How much credit you do them. This isn't the first time, and he's said spectacularly stupid things in the Cambridge Union with no cameras on him (really quite impressively more offensive than the on camera stuff) that led to people actually asking that he be expelled from the union. I have to think that anyone with Cambridge connections who books him should know what they are getting and expects a few fireworks. He just failed to keep his mouth shut on camera for once.
posted by jaduncan at 9:27 PM on February 24, 2013


An example of the Starkey brand of off-camera comments. It's not unrepresentative, and this one is only explicitly mentionable because he was dumb enough to do it in public.
Dr David Starkey has ignited conflict with his fellow academics by calling a Trinity history Fellow an "immigrant who was trying to push a multicultural agenda in education", and arguing that most of Britain was a "white mono-culture."

[...]

Dr Starkey made the argument that the national curriculum should consist of "a serious focus on your own culture" echoing Secretary of State for Education Michael Gove's recent announcement that he aimed to put "our island story" at the heart of Britain's national curriculum.

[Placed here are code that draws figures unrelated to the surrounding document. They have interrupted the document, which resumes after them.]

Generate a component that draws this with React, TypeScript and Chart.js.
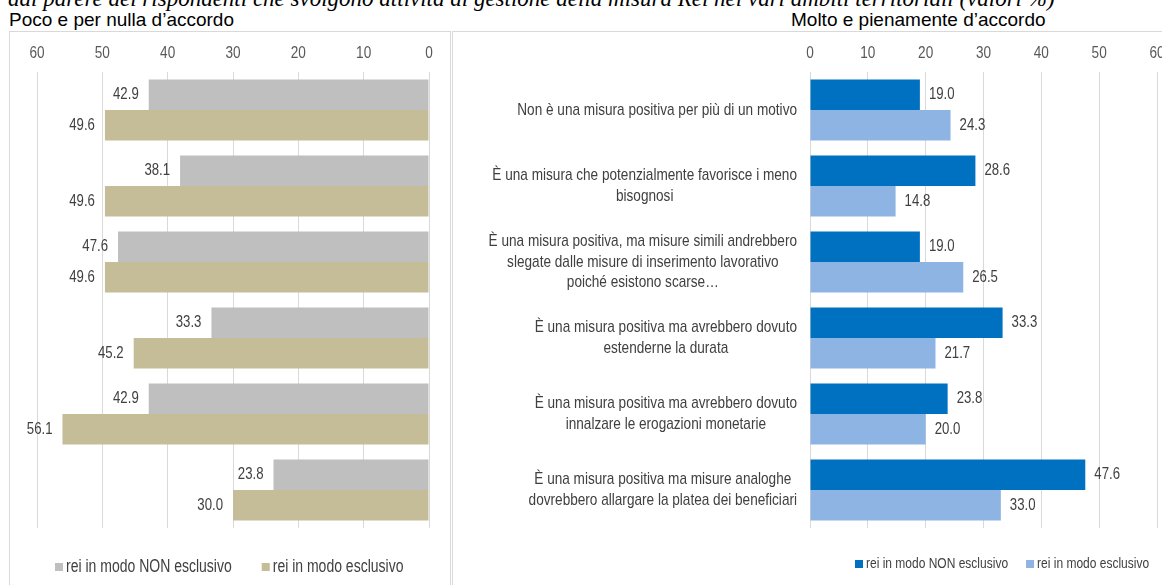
import React, { useEffect, useRef } from "react";
import { Chart, registerables } from "chart.js";

Chart.register(...registerables);

const categories: string[][] = [
  ["Non è una misura positiva per più di un motivo"],
  ["È una misura che potenzialmente favorisce i meno", "bisognosi"],
  [
    "È una misura positiva, ma misure simili andrebbero",
    "slegate dalle misure di inserimento lavorativo",
    "poiché esistono scarse…",
  ],
  ["È una misura positiva ma avrebbero dovuto", "estenderne la durata"],
  ["È una misura positiva ma avrebbero dovuto", "innalzare le erogazioni monetarie"],
  ["È una misura positiva ma misure analoghe", "dovrebbero allargare la platea dei beneficiari"],
];
const seriesNames = ["rei in modo NON esclusivo", "rei in modo esclusivo"];
const disagreeNonExclusive = [42.9, 38.1, 47.6, 33.3, 42.9, 23.8];
const disagreeExclusive = [49.6, 49.6, 49.6, 45.2, 56.1, 30.0];
const agreeNonExclusive = [19.0, 28.6, 19.0, 33.3, 23.8, 47.6];
const agreeExclusive = [24.3, 14.8, 26.5, 21.7, 20.0, 33.0];
const axisMin = 0;
const axisMax = 60;
const axisStep = 10;

const TITLE_TEXT =
  "dal parere dei rispondenti che svolgono attività di gestione della misura Rei nei vari ambiti territoriali (valori %)";
const LEFT_HEADING = "Poco e per nulla d’accordo";
const RIGHT_HEADING = "Molto e pienamente d’accordo";

const SANS = "'Liberation Sans', Arial, sans-serif";
const SQUEEZE = 0.8;
const TEXT_COLOR = "#404040";
const TICK_COLOR = "#595959";
const GRID_COLOR = "#d9d9d9";

function setFont(ctx: CanvasRenderingContext2D, size: number) {
  ctx.font = `${size}px ${SANS}`;
}
function narrowWidth(ctx: CanvasRenderingContext2D, text: string) {
  return ctx.measureText(text).width * SQUEEZE;
}
function drawNarrow(
  ctx: CanvasRenderingContext2D,
  text: string,
  x: number,
  y: number,
  align: CanvasTextAlign
) {
  ctx.save();
  ctx.translate(x, y);
  ctx.scale(SQUEEZE, 1);
  ctx.textAlign = align;
  ctx.textBaseline = "middle";
  ctx.fillText(text, 0, 0);
  ctx.restore();
}

const tickLabelPlugin = {
  id: "tickLabels",
  afterDraw(chart: any) {
    const ctx = chart.ctx;
    const xs = chart.scales.x;
    ctx.save();
    setFont(ctx, 17);
    ctx.fillStyle = TICK_COLOR;
    xs.ticks.forEach((t: any) => {
      drawNarrow(ctx, String(t.value), xs.getPixelForValue(t.value), chart.chartArea.top - 19, "center");
    });
    ctx.restore();
  },
};

const valueLabelPlugin = (side: "left" | "right") => ({
  id: "valueLabels",
  afterDatasetsDraw(chart: any) {
    const ctx = chart.ctx;
    ctx.save();
    setFont(ctx, 16.5);
    ctx.fillStyle = TEXT_COLOR;
    chart.data.datasets.forEach((ds: any, di: number) => {
      const meta = chart.getDatasetMeta(di);
      meta.data.forEach((bar: any, i: number) => {
        const v = Number(ds.data[i]).toFixed(1);
        if (side === "left") drawNarrow(ctx, v, bar.x - 10, bar.y, "right");
        else drawNarrow(ctx, v, bar.x + 9, bar.y, "left");
      });
    });
    ctx.restore();
  },
});

const categoryLabelPlugin = {
  id: "categoryLabels",
  afterDraw(chart: any) {
    const ctx = chart.ctx;
    const yScale = chart.scales.y;
    const rightEdge = chart.chartArea.left - 13;
    const lh = 20.5;
    ctx.save();
    setFont(ctx, 17);
    ctx.fillStyle = TEXT_COLOR;
    categories.forEach((lines, i) => {
      const py = yScale.getPixelForValue(i);
      const maxW = Math.max(...lines.map((l) => narrowWidth(ctx, l)));
      const cx = rightEdge - maxW / 2;
      const start = py - ((lines.length - 1) * lh) / 2;
      lines.forEach((l, k) => drawNarrow(ctx, l, cx, start + k * lh, "center"));
    });
    ctx.restore();
  },
};

const legendPlugin = (startX: number, y: number, size: number, gap: number) => ({
  id: "customLegend",
  afterDraw(chart: any) {
    const ctx = chart.ctx;
    ctx.save();
    setFont(ctx, size);
    let x = startX;
    chart.data.datasets.forEach((ds: any) => {
      ctx.fillStyle = ds.backgroundColor;
      ctx.fillRect(x, y - 4, 8, 8);
      x += 11;
      ctx.fillStyle = TEXT_COLOR;
      drawNarrow(ctx, ds.label, x, y, "left");
      x += narrowWidth(ctx, ds.label) + gap;
    });
    ctx.restore();
  },
});

function makeConfig(
  nonExcl: number[],
  excl: number[],
  colors: [string, string],
  reverse: boolean,
  padding: { left: number; right: number; top: number; bottom: number },
  plugins: any[]
): any {
  return {
    type: "bar",
    data: {
      labels: categories.map((c) => c.join(" ")),
      datasets: [
        {
          label: seriesNames[0],
          data: nonExcl,
          backgroundColor: colors[0],
          categoryPercentage: 0.8,
          barPercentage: 1.0,
        },
        {
          label: seriesNames[1],
          data: excl,
          backgroundColor: colors[1],
          categoryPercentage: 0.8,
          barPercentage: 1.0,
        },
      ],
    },
    options: {
      indexAxis: "y",
      responsive: false,
      maintainAspectRatio: false,
      animation: false,
      layout: { padding },
      scales: {
        x: {
          position: "top",
          reverse,
          min: axisMin,
          max: axisMax,
          ticks: { stepSize: axisStep, display: false },
          grid: { color: GRID_COLOR, drawTicks: false },
          border: { display: false },
        },
        y: { display: false },
      },
      plugins: {
        legend: { display: false },
        tooltip: { enabled: false },
      },
    },
    plugins: [tickLabelPlugin, ...plugins],
  };
}

function BarPanel(props: { width: number; height: number; config: any }) {
  const ref = useRef<HTMLCanvasElement>(null);
  useEffect(() => {
    if (!ref.current) return;
    const chart = new Chart(ref.current, props.config);
    return () => chart.destroy();
  }, []);
  return (
    <canvas
      ref={ref}
      width={props.width}
      height={props.height}
      style={{ width: props.width, height: props.height, display: "block" }}
    />
  );
}

const headingStyle: React.CSSProperties = {
  position: "absolute",
  top: 10,
  fontFamily: SANS,
  fontSize: 19,
  lineHeight: "20px",
  whiteSpace: "nowrap",
  color: "#000",
};

export default function App() {
  const leftConfig = makeConfig(
    disagreeNonExclusive,
    disagreeExclusive,
    ["#BFBFBF", "#C4BD97"],
    true,
    { left: 27, right: 21, top: 40, bottom: 57 },
    [valueLabelPlugin("left"), legendPlugin(45, 535, 17.5, 30)]
  );
  const rightConfig = makeConfig(
    agreeNonExclusive,
    agreeExclusive,
    ["#0070C0", "#8DB4E2"],
    false,
    { left: 357, right: 16, top: 40, bottom: 57 },
    [valueLabelPlugin("right"), categoryLabelPlugin, legendPlugin(402, 532, 15, 18)]
  );
  return (
    <div
      style={{
        position: "fixed",
        left: 0,
        top: 0,
        width: 1162,
        height: 585,
        overflow: "hidden",
        background: "#ffffff",
      }}
    >
      <div
        style={{
          position: "absolute",
          left: 8,
          top: -13,
          fontFamily: "'Liberation Serif', 'Times New Roman', serif",
          fontStyle: "italic",
          fontSize: 23,
          lineHeight: "23px",
          whiteSpace: "nowrap",
          color: "#000",
        }}
      >
        {TITLE_TEXT}
      </div>
      <div style={{ ...headingStyle, left: 9 }}>{LEFT_HEADING}</div>
      <div style={{ ...headingStyle, left: 791 }}>{RIGHT_HEADING}</div>
      <div
        style={{
          position: "absolute",
          left: 9,
          top: 31,
          width: 440,
          height: 600,
          border: `1px solid ${GRID_COLOR}`,
        }}
      >
        <BarPanel width={440} height={553} config={leftConfig} />
      </div>
      <div
        style={{
          position: "absolute",
          left: 452,
          top: 31,
          width: 740,
          height: 600,
          border: `1px solid ${GRID_COLOR}`,
        }}
      >
        <BarPanel width={720} height={553} config={rightConfig} />
      </div>
    </div>
  );
}
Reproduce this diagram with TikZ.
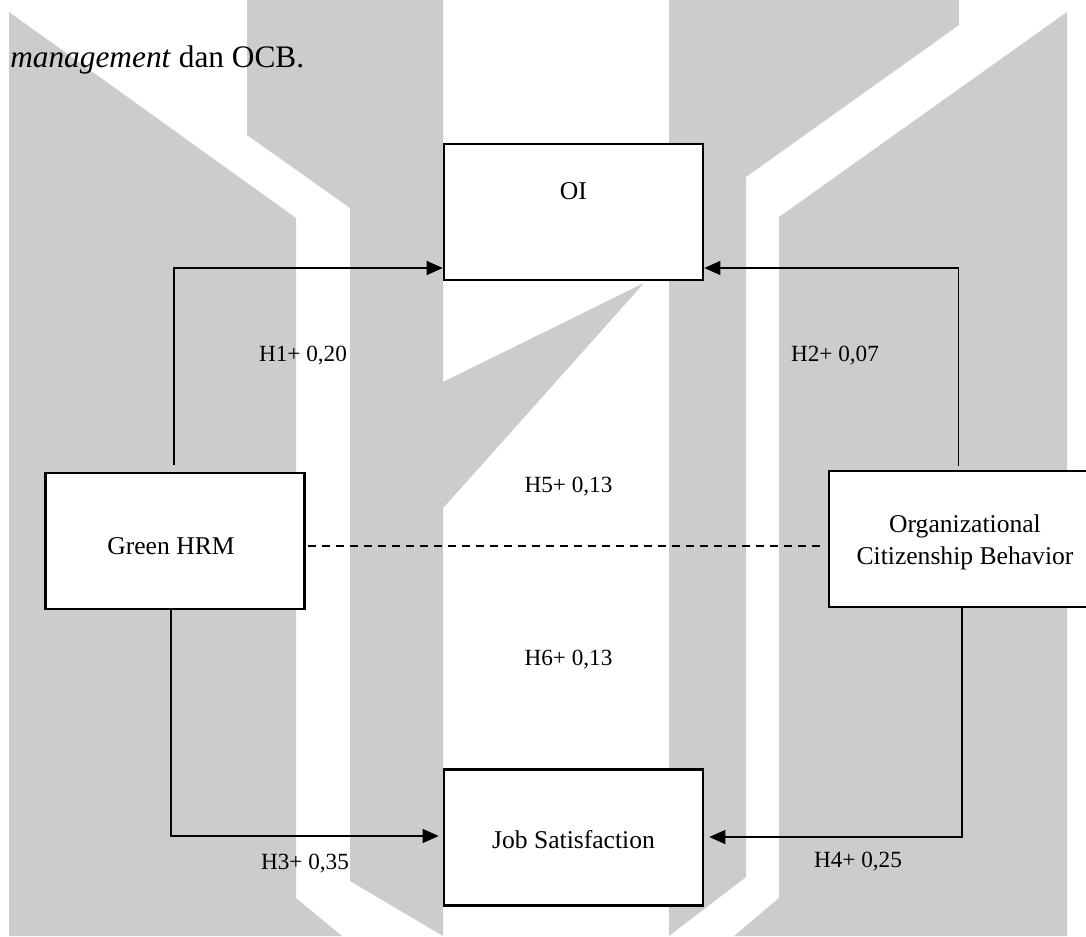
\documentclass[tikz,border=0pt]{standalone}
\usepackage{fontspec}
\setmainfont{Liberation Serif}
\usetikzlibrary{arrows.meta}
\newdimen\pxu \pxu=0.75pt
\begin{document}
\begin{tikzpicture}[x=0.75pt,y=-0.75pt,
  wm/.style={fill=black!20, draw=none},
  box/.style={draw, line width=2pt, fill=white, minimum width=259\pxu, minimum height=136\pxu, inner sep=0pt},
  txt/.style={font=\fontsize{19.2}{24}\selectfont, inner sep=0pt, align=center},
  lbl/.style={font=\fontsize{17.4}{21}\selectfont, inner sep=0pt},
  conn/.style={line width=1pt},
  arr/.style={conn, -{Triangle[length=12pt,width=10.5pt]}},
  dashedlink/.style={line width=1.4pt, dash pattern=on 6pt off 4.5pt}]
\fill[white] (0,0) rectangle (1086,936);
\useasboundingbox (0,0) rectangle (1086,936);
% watermark
\fill[wm] (9,12) -- (296,218) -- (296,898) -- (342,936) -- (9,936) -- cycle;
\fill[wm] (247,0) -- (443,0) -- (443,382) -- (644,283) -- (479,468) -- (443,508) -- (443,936) -- (350,881) -- (350,208) -- (247,135) -- cycle;
\fill[wm] (669,0) -- (959,0) -- (959,25) -- (746,177) -- (746,877) -- (669,936) -- cycle;
\fill[wm] (779,217) -- (1067,12) -- (1067,936) -- (734,936) -- (779,898) -- cycle;
% intro text
\node[anchor=base west, font=\fontsize{23.5}{28}\selectfont, inner sep=0pt] (intro) at (10,67) {\textit{management} dan OCB.};
% boxes
\node[box] (oi) at (573.5,212) {};
\node[txt] (oit) at (573.5,191) {OI};
\node[box] (ghrm) at (175,541) {};
\node[txt] (ghrmt) at (171,546) {Green HRM};
\node[box] (ocb) at (958.5,539) {};
\node[txt] (ocbt) at (965,542) {Organizational\\Citizenship Behavior};
\node[box] (js) at (573.5,837.5) {};
\node[txt] (jst) at (573.5,840) {Job Satisfaction};
% helper coordinates
\coordinate (k1) at (0,268);
\coordinate (k3) at (0,836);
\coordinate (k4) at (0,837);
\coordinate (k5) at (0,546);
% connectors
\draw[arr] ([xshift=-0.75pt,yshift=5.25pt]ghrm.north) |- (oi.west |- k1);
\draw[arr] ([yshift=3pt]ocb.north) |- (oi.east |- k1);
\draw[arr] ([xshift=-3pt]ghrm.south) |- ([xshift=-3pt]js.west |- k3);
\draw[arr] ([xshift=2.6pt]ocb.south) |- ([xshift=3.75pt]js.east |- k4);
\draw[dashedlink] ([xshift=1.5pt]ghrm.east |- k5) -- ([xshift=-5pt]ocb.west |- k5);
% labels
\node[lbl] (h1) at (303,356) {H1+ 0,20};
\node[lbl] (h2) at (835,356) {H2+ 0,07};
\node[lbl] (h5) at (568.5,487) {H5+ 0,13};
\node[lbl] (h6) at (568.5,660) {H6+ 0,13};
\node[lbl] (h3) at (305,864) {H3+ 0,35};
\node[lbl] (h4) at (858,862) {H4+ 0,25};
\end{tikzpicture}
\end{document}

Dr Chatterji questioned the idea of Britain's "own culture" and argued that Britain was "rather diverse". Starkey then interrupted her saying: "No it's not. Most of Britain is a mono-culture. You think London is Britain. It isn't. Where I've come from in Yorkshire, where I've come from in Westmorland, where I largely live in Kent, where I holiday much in the south west, it is absolutely and un-mitigatingly white."
He could tell that she was, you see, because she's ethnically Indian and thus brown. Not unrepresentative, and you get the idea. The implicit attachment of a requirement of whiteness to being a valid part of true British culture is just vile.
posted by jaduncan at 10:04 PM on February 24, 2013


> It is totally contrary to the actual usage of English today.

Maybe it's more of a British thing? When I worked at the totally-non-prescriptivist Collins Dictionaries we had tagging for countable/non-countable nouns, and ran checks that examples containing "less" or "fewer" had the right kind of noun.